By Paul Wasko
Many educators are beginning to explore digital storytelling as an assessment methodology within their courses or programs. The ideas behind “digital storytelling” are not new and began to emerge in the later part of the
20th century. (If you are interested, the Center for Digital Storytelling has a brief history at http://storycenter.org/history ).
As the former director of eFolioMinnesota, I am very interested in the use of digital portfolios to support digital storytelling efforts.
What is new in digital storytelling are the tools students and educators can use to author their digital content.
Historically, digital authoring tools often involved some knowledge of HTML commands. However, with today’s online tools, creating a simple photoshow is straightforward using tools like http://Flickr.com.

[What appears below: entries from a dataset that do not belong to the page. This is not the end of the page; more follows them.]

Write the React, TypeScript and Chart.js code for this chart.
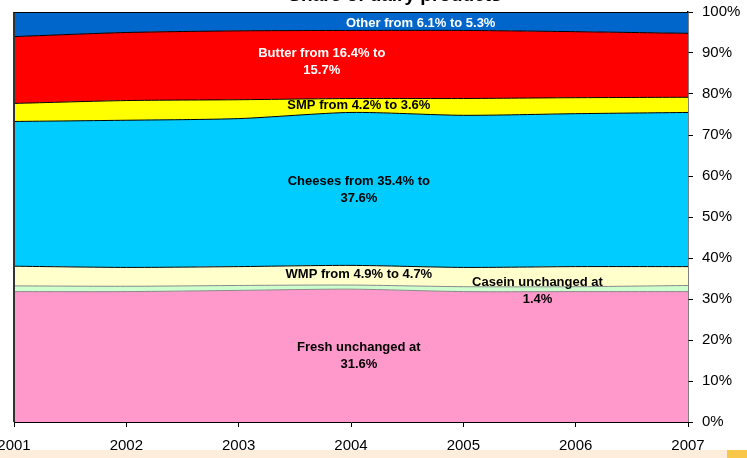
import React, { useEffect, useRef } from "react";
import { Chart, registerables } from "chart.js";

Chart.register(...registerables);

const years = ["2001", "2002", "2003", "2004", "2005", "2006", "2007"];
const fresh = [31.8, 31.8, 32.1, 32.4, 31.8, 31.8, 31.8];
const casein = [1.4, 1.3, 1.2, 1.0, 1.2, 1.2, 1.5];
const wmp = [4.8, 4.6, 4.6, 4.8, 4.7, 4.9, 4.6];
const cheeses = [35.3, 35.9, 36.1, 37.3, 37.1, 37.3, 37.6];
const smp = [4.4, 4.8, 4.6, 3.4, 4.1, 3.9, 3.7];
const butter = [16.3, 16.6, 16.8, 16.6, 16.6, 16.1, 15.6];
const other = [6.0, 5.0, 4.6, 4.5, 4.5, 4.8, 5.2];
const yTicks = [0, 10, 20, 30, 40, 50, 60, 70, 80, 90, 100];

const titleText = "Share of dairy products";

// annotation texts placed in data coordinates (category index, percent)
const notes = [
  { lines: ["Other from 6.1% to 5.3%"], x: 3.62, y: 97.2, color: "#ffffff" },
  { lines: ["Butter from 16.4% to", "15.7%"], x: 2.74, y: 87.8, color: "#ffffff" },
  { lines: ["SMP from 4.2% to 3.6%"], x: 3.07, y: 77.2, color: "#000000" },
  { lines: ["Cheeses from 35.4% to", "37.6%"], x: 3.07, y: 56.7, color: "#000000" },
  { lines: ["WMP from 4.9% to 4.7%"], x: 3.07, y: 36.0, color: "#000000" },
  { lines: ["Casein unchanged at", "1.4%"], x: 4.66, y: 32.0, color: "#000000" },
  { lines: ["Fresh unchanged at", "31.6%"], x: 3.07, y: 16.1, color: "#000000" },
];

const FONT = "'Liberation Sans', Arial, Helvetica, sans-serif";

export default function App() {
  const ref = useRef<HTMLCanvasElement | null>(null);

  useEffect(() => {
    document.body.style.margin = "0";
    const canvas = ref.current;
    if (!canvas) return;

    const series = [
      { label: "Fresh", data: fresh, bg: "#FF99CC", line: "#8a8a8a" },
      { label: "Casein", data: casein, bg: "#CCFFCC", line: "#8a8a8a" },
      { label: "WMP", data: wmp, bg: "#FFFFCC", line: "#000000" },
      { label: "Cheeses", data: cheeses, bg: "#00CCFF", line: "#000000" },
      { label: "SMP", data: smp, bg: "#FFFF00", line: "#000000" },
      { label: "Butter", data: butter, bg: "#FF0000", line: "#000000" },
      { label: "Other", data: other, bg: "#0066CC", line: "#000000" },
    ];

    const overlay = {
      id: "overlay",
      afterDraw(chart: any) {
        const { ctx, chartArea } = chart;
        const xs = chart.scales.x;
        const ys = chart.scales.y;
        ctx.save();
        // left border of plot
        ctx.strokeStyle = "#333333";
        ctx.lineWidth = 2;
        ctx.beginPath();
        ctx.moveTo(chartArea.left, chartArea.top);
        ctx.lineTo(chartArea.left, chartArea.bottom);
        ctx.stroke();
        ctx.lineWidth = 1;
        ctx.strokeStyle = "#000000";
        ctx.beginPath();
        ctx.moveTo(chartArea.left, chartArea.top + 0.5);
        ctx.lineTo(chartArea.right, chartArea.top + 0.5);
        ctx.stroke();
        // notes
        ctx.font = "bold 13px " + FONT;
        ctx.textAlign = "center";
        ctx.textBaseline = "middle";
        for (const n of notes) {
          const px = xs.getPixelForValue(n.x);
          const py = ys.getPixelForValue(n.y);
          ctx.fillStyle = n.color;
          const lh = 17;
          const startY = py - ((n.lines.length - 1) * lh) / 2;
          n.lines.forEach((t, i) => ctx.fillText(t, px, startY + i * lh));
        }
        // title (mostly cut off at top)
        ctx.font = "bold 19px " + FONT;
        ctx.fillStyle = "#000000";
        ctx.textBaseline = "alphabetic";
        ctx.fillText(titleText, 395, 1);
        ctx.restore();
      },
    };

    const chart = new Chart(canvas, {
      type: "line",
      data: {
        labels: years,
        datasets: series.map((s, i) => ({
          label: s.label,
          data: s.data,
          backgroundColor: s.bg,
          borderColor: s.line,
          borderWidth: 1,
          fill: i === 0 ? "origin" : "-1",
          pointRadius: 0,
          pointHoverRadius: 0,
          tension: 0.25,
        })),
      },
      options: {
        animation: false,
        responsive: false,
        maintainAspectRatio: false,
        events: [],
        layout: { padding: { top: 12, left: 14, right: 0, bottom: 0 } },
        plugins: {
          legend: { display: false },
          title: { display: false },
          tooltip: { enabled: false },
        },
        scales: {
          x: {
            type: "category",
            offset: false,
            grid: {
              display: true,
              drawOnChartArea: false,
              drawTicks: true,
              tickLength: 5,
              color: "#000000",
            },
            border: { display: true, color: "#000000", width: 1 },
            ticks: {
              color: "#000000",
              font: { size: 15, family: FONT },
              padding: 10,
              maxRotation: 0,
              autoSkip: false,
            },
            afterFit(scale: any) {
              scale.paddingLeft = 0;
              scale.paddingRight = 0;
              scale.height = 36;
            },
          },
          y: {
            position: "right",
            stacked: true,
            min: 0,
            max: 100,
            afterBuildTicks(scale: any) {
              scale.ticks = yTicks.map((v) => ({ value: v }));
            },
            grid: {
              display: true,
              drawOnChartArea: false,
              drawTicks: true,
              tickLength: 5,
              color: "#000000",
            },
            border: { display: true, color: "#000000", width: 1.5 },
            ticks: {
              color: "#000000",
              font: { size: 15, family: FONT },
              padding: 9,
              callback: (v: any) => v + "%",
            },
            afterFit(scale: any) {
              scale.width = 59;
              scale.paddingTop = 0;
              scale.paddingBottom = 0;
            },
          },
        },
      },
      plugins: [overlay],
    });

    return () => chart.destroy();
  }, []);

  return (
    <div style={{ position: "relative", width: 747, height: 458, background: "#ffffff", overflow: "hidden" }}>
      <div style={{ position: "absolute", left: 0, top: 450, width: 727, height: 8, background: "#FDEDDA" }} />
      <div style={{ position: "absolute", left: 727, top: 450, width: 20, height: 8, background: "#F9C84A" }} />
      <canvas ref={ref} width={747} height={458} style={{ position: "absolute", left: 0, top: 0, display: "block" }} />
    </div>
  );
}
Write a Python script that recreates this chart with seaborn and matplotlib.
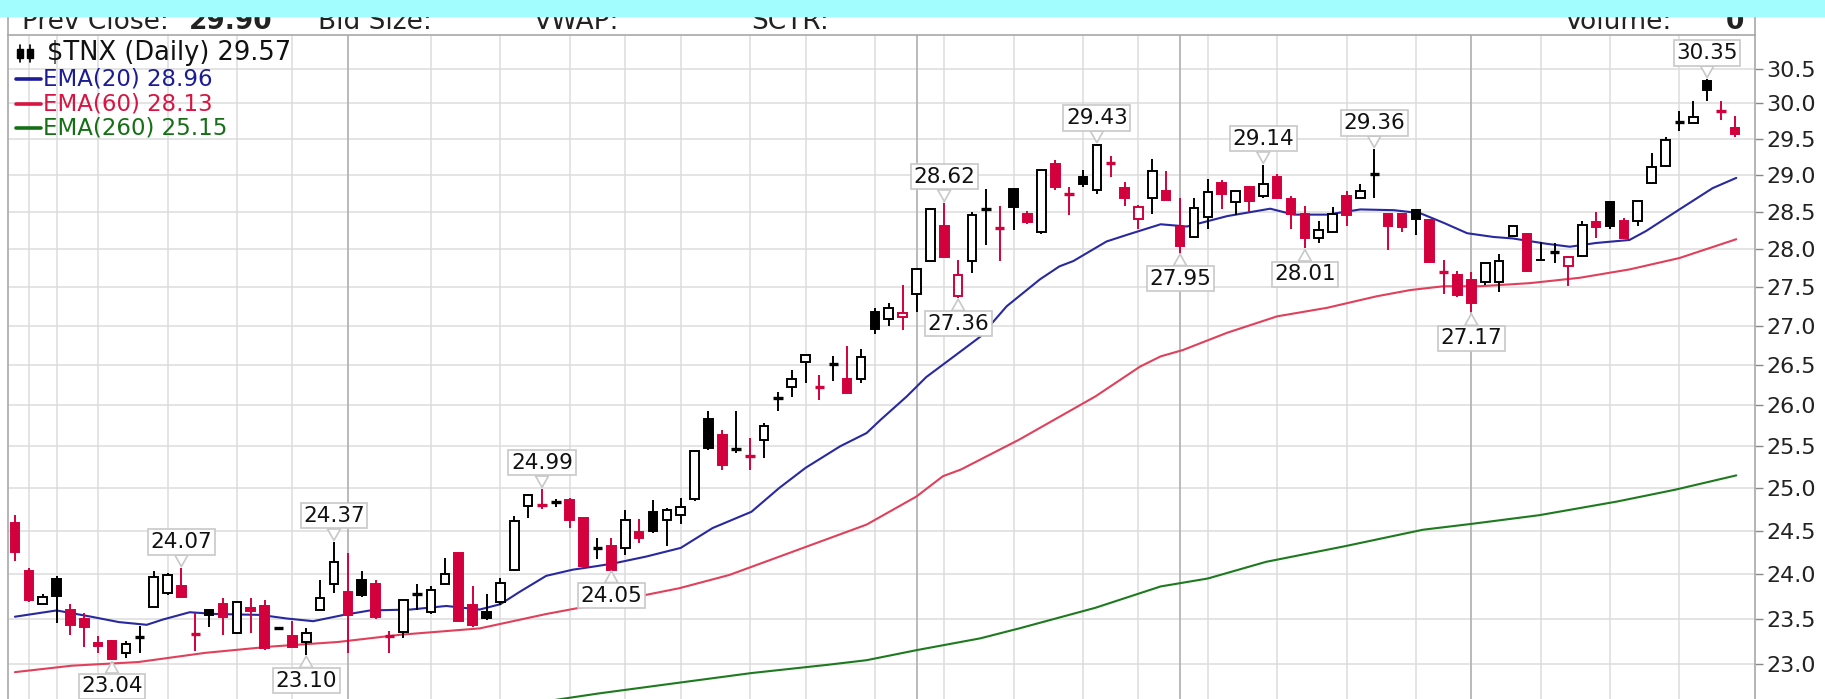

So, if digital storytelling tools have become accessible to the average digitally literate student/educator then why are we not seeing digital storytelling emerge in classes throughout our education community? The reason: the tools might be simple but we still have to figure out how to apply and use them. This takes practice and knowledge. (I know how to use a hammer but I still couldn’t build a house on my own.).
Helping you and your student’s proficiency using several different story-telling tools is a goal of the University of Mary Washington’s DS106 open class (http://ds106.us/ ).
For educators, an especially useful component of the course is the Assignment Bank. The course author’s have done a wonderful job pulling together assignments that build proficiency with a variety of web-based authoring tools and services.
For example, check out “Your Favorite Teams Mashup” assignment in the “Mashup” section. The instructions for the assignment are as follows::
“Combine the logos of two or more of your favorite sports teams. Don’t just create an image with the two logos next to each other! Make the final logo look natural and cohesive.”
For educators, consider using some of these assignments as a way to build student proficiency. It is a fun, straightforward way to help us return to the art of storytelling in the 21st century.
Note that not every assignment is appropropriate for all age groups so K-12 teachers may want to modify the assignment based on their grade level.
Special thanks to my friend and colleague John Ittelson, author of Documenting Learning with ePortfolios, for introducing me to DS106.